Should Alabama taxpayers bail out Birmingham-Southern College?

Birmingham-Southern College (BSC) says that it needs a $37.5 million infusion of cash to continue operations. Now it is asking state and local officials, as well as alumni, to lobby Gov. Kay Ivey (R) to include that bailout in her upcoming budget proposal. BSC claims that it could be forced to close by May of 2023 if state and local government do not intervene.

This is not a debate about whether BSC should continue to exist. Instead, the question is whether state taxpayers should be responsible for bailing out BSC, a private institution.

How did BSC find itself in this situation? A combination of factors are to blame, BSC explains, including the Great Recession, an overextension on new construction projects, an error in federal financial aid accounting, and waning enrollment numbers.

During the Great Recession, universities saw endowments shrink because of fewer donations. BSC’s endowment also declined by an estimated $57 million between 2007 and 2021. The school also claims that financial irregularities, including over-awarding Pell grant money, cost the school as much as $5 million per year for two decades.
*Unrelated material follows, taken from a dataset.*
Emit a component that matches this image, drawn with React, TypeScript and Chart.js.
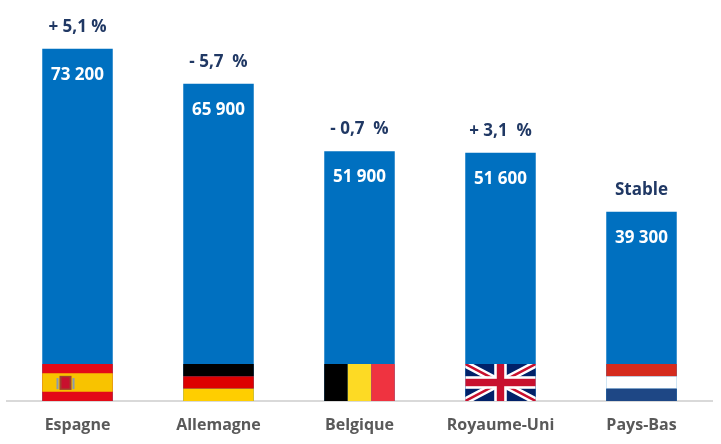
import { useEffect, useRef } from "react";
import Chart from "chart.js/auto";

const countries = ["Espagne", "Allemagne", "Belgique", "Royaume-Uni", "Pays-Bas"];
const visitors = [73200, 65900, 51900, 51600, 39300];
const valueLabels = ["73 200", "65 900", "51 900", "51 600", "39 300"];
const changeLabels = ["+ 5,1 %", "- 5,7  %", "- 0,7  %", "+ 3,1  %", "Stable"];
const flags = ["es", "de", "be", "gb", "nl"];

const BLUE = "#0070C0";
const NAVY = "#203864";
const FONT = "'Open Sans', 'Liberation Sans', sans-serif";

function drawFlag(ctx: CanvasRenderingContext2D, code: string, x: number, y: number, w: number, h: number) {
    ctx.save();
    if (code === "es") {
        ctx.fillStyle = "#e30a17";
        ctx.fillRect(x, y, w, h);
        ctx.fillStyle = "#f8c300";
        ctx.fillRect(x, y + h / 4, w, h / 2);
        // coat of arms
        const cx = x + w * 0.33;
        ctx.fillStyle = "#a0412d";
        ctx.fillRect(cx - 6, y + h * 0.32, 12, h * 0.38);
        ctx.fillStyle = "#c8102e";
        ctx.fillRect(cx - 4, y + h * 0.36, 8, h * 0.3);
        ctx.fillStyle = "#8a9bb0";
        ctx.fillRect(cx - 9, y + h * 0.38, 2, h * 0.3);
        ctx.fillRect(cx + 7, y + h * 0.38, 2, h * 0.3);
    } else if (code === "de") {
        const s = h / 3;
        ctx.fillStyle = "#000000";
        ctx.fillRect(x, y, w, s);
        ctx.fillStyle = "#dd0000";
        ctx.fillRect(x, y + s, w, s);
        ctx.fillStyle = "#ffce00";
        ctx.fillRect(x, y + 2 * s, w, h - 2 * s);
    } else if (code === "be") {
        const s = w / 3;
        ctx.fillStyle = "#000000";
        ctx.fillRect(x, y, s, h);
        ctx.fillStyle = "#fdda24";
        ctx.fillRect(x + s, y, s, h);
        ctx.fillStyle = "#ef3340";
        ctx.fillRect(x + 2 * s, y, w - 2 * s, h);
    } else if (code === "nl") {
        const s = h / 3;
        ctx.fillStyle = "#d52b1e";
        ctx.fillRect(x, y, w, s);
        ctx.fillStyle = "#ffffff";
        ctx.fillRect(x, y + s, w, s);
        ctx.fillStyle = "#1e4785";
        ctx.fillRect(x, y + 2 * s, w, h - 2 * s);
    } else if (code === "gb") {
        ctx.beginPath();
        ctx.rect(x, y, w, h);
        ctx.clip();
        ctx.fillStyle = "#012169";
        ctx.fillRect(x, y, w, h);
        ctx.lineCap = "butt";
        ctx.strokeStyle = "#ffffff";
        ctx.lineWidth = h * 0.2;
        ctx.beginPath();
        ctx.moveTo(x, y); ctx.lineTo(x + w, y + h);
        ctx.moveTo(x + w, y); ctx.lineTo(x, y + h);
        ctx.stroke();
        ctx.strokeStyle = "#c8102e";
        ctx.lineWidth = h * 0.07;
        ctx.beginPath();
        ctx.moveTo(x, y); ctx.lineTo(x + w, y + h);
        ctx.moveTo(x + w, y); ctx.lineTo(x, y + h);
        ctx.stroke();
        ctx.fillStyle = "#ffffff";
        ctx.fillRect(x + w / 2 - h * 0.17, y, h * 0.34, h);
        ctx.fillRect(x, y + h / 2 - h * 0.17, w, h * 0.34);
        ctx.fillStyle = "#c8102e";
        ctx.fillRect(x + w / 2 - h * 0.1, y, h * 0.2, h);
        ctx.fillRect(x, y + h / 2 - h * 0.1, w, h * 0.2);
    }
    ctx.restore();
}

const barDecorations = {
    id: "barDecorations",
    afterDatasetsDraw(chart: any) {
        const ctx = chart.ctx as CanvasRenderingContext2D;
        const meta = chart.getDatasetMeta(0);
        meta.data.forEach((bar: any, i: number) => {
            const left = bar.x - bar.width / 2;
            const flagH = 37;
            drawFlag(ctx, flags[i], left, bar.base - flagH, bar.width, flagH);

            ctx.save();
            ctx.textAlign = "center";
            ctx.textBaseline = "middle";
            ctx.font = `bold 17px ${FONT}`;
            ctx.fillStyle = "#ffffff";
            ctx.fillText(valueLabels[i], bar.x, bar.y + 26);
            ctx.fillStyle = NAVY;
            ctx.fillText(changeLabels[i], bar.x, bar.y - 22);
            ctx.restore();
        });
    },
};

export default function App() {
    const chartRef = useRef<HTMLCanvasElement | null>(null);
    const chartInstanceRef = useRef<Chart | null>(null);

    useEffect(() => {
        if (chartInstanceRef.current) {
            chartInstanceRef.current.destroy();
        }
        if (!chartRef.current) return;

        chartInstanceRef.current = new Chart(chartRef.current, {
            type: "bar",
            data: {
                labels: countries,
                datasets: [{
                    data: visitors,
                    backgroundColor: BLUE,
                    borderWidth: 0,
                    barPercentage: 0.5,
                    categoryPercentage: 1,
                }],
            },
            options: {
                animation: false,
                responsive: true,
                maintainAspectRatio: false,
                layout: { padding: { left: 7, right: 9, top: 16, bottom: 0 } },
                plugins: {
                    legend: { display: false },
                    tooltip: { enabled: false },
                },
                scales: {
                    x: {
                        grid: { display: false, drawTicks: false },
                        border: { display: true, color: "#d9d9d9", width: 2 },
                        ticks: {
                            padding: 15,
                            color: "#595959",
                            font: { family: FONT, size: 16, weight: "bold" },
                        },
                        afterFit(scale: any) {
                            scale.height = 43;
                        },
                    },
                    y: {
                        display: false,
                        min: 0,
                        max: 80000,
                    },
                },
            },
            plugins: [barDecorations],
        });

        return () => {
            if (chartInstanceRef.current) {
                chartInstanceRef.current.destroy();
                chartInstanceRef.current = null;
            }
        };
    }, []);

    return (
        <div style={{ position: "fixed", left: 0, top: 0, width: 721, height: 444, background: "#ffffff" }}>
            <canvas ref={chartRef} />
        </div>
    );
}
In the early 2000s, BSC also spent much of its endowment and took on new debt for campus construction projects, BSC President Daniel Coleman says. The goal of the projects was to attract new students and increase enrollment. That did not happen. In the fall of 2015, enrollment was 1,345 students. It declined to 1,058 by the fall of 2021, a 21 percent decrease. BSC estimates the total cost of attendance will be $37,050 for the 2023-2024 academic year.

BSC is now asking state and local government for a $37.5 million bailout. Thirty million dollars would come from state funding, $17.5 million in the form of an Education Trust Fund appropriation, and $12.5 million from Alabama’s American Recovery Plan Act (ARPA) stimulus funding. BSC is asking the City of Birmingham and Jefferson County to provide the remaining $7.5 million.

Several questions arise with the proposed plan.

The first question is whether ARPA funds could be used to fortify BSC’s budget. The state has approximately $1 billion in unspent ARPA funds, but there are federal guidelines on how the state can spend that money. In general, the money can be used to replace lost public sector revenues, respond to negative health and economic impacts of the pandemic, provide premium pay for essential workers, and invest in water, sewer, and broadband infrastructure.

It is hard to see how the current situation at BSC meets these criteria, though the drop in enrollment could be partially due to economic impacts brought on by the COVID-19 pandemic. If the state did contribute ARPA funds to BSC and the federal government later declared it an unauthorized expense, Alabama’s government would have to repay the funds to the Treasury.

There is also the issue of providing state education funds to a private institution. BSC has not received a state Education Trust Fund appropriation for the last 10 years or so. The only private schools that regularly receive state appropriations are Talladega College, Southern Preparatory Academy (Lyman Ward), and Tuskegee University, which has received an annual appropriation since 1881.

There appears to be no statute stopping the state from providing funding to BSC, but there is an issue of fairness. How many private businesses struggling post-pandemic might seek a bailout from Alabama’s government? It would be up to the state to use your taxpayer dollars to pick the winners and losers, causing already record-high budgets to swell.

While having a diverse range of educational opportunities benefits the state, BSC’s survival would more directly impact local communities. What have these local entities done to help?

Birmingham received over $140 million in ARPA money, the majority of which is already allocated. There is no record of any of that money going towards BSC. Jefferson County received an additional $127.9 million in ARPA funding. Again, none of that money has gone towards providing relief to BSC. Meanwhile, the City of Birmingham and Jefferson County committed at least $6.5 million in ARPA funds towards cancelling debt of World Games 2022.

Some of the causes for BSC’s current economic struggles were self-inflected, while others were somewhat out of its control. There is little debate that BSC provides value to Birmingham, Jefferson County, and the broader region. It should be up to those local governments and the citizens they represent to determine what that value is worth.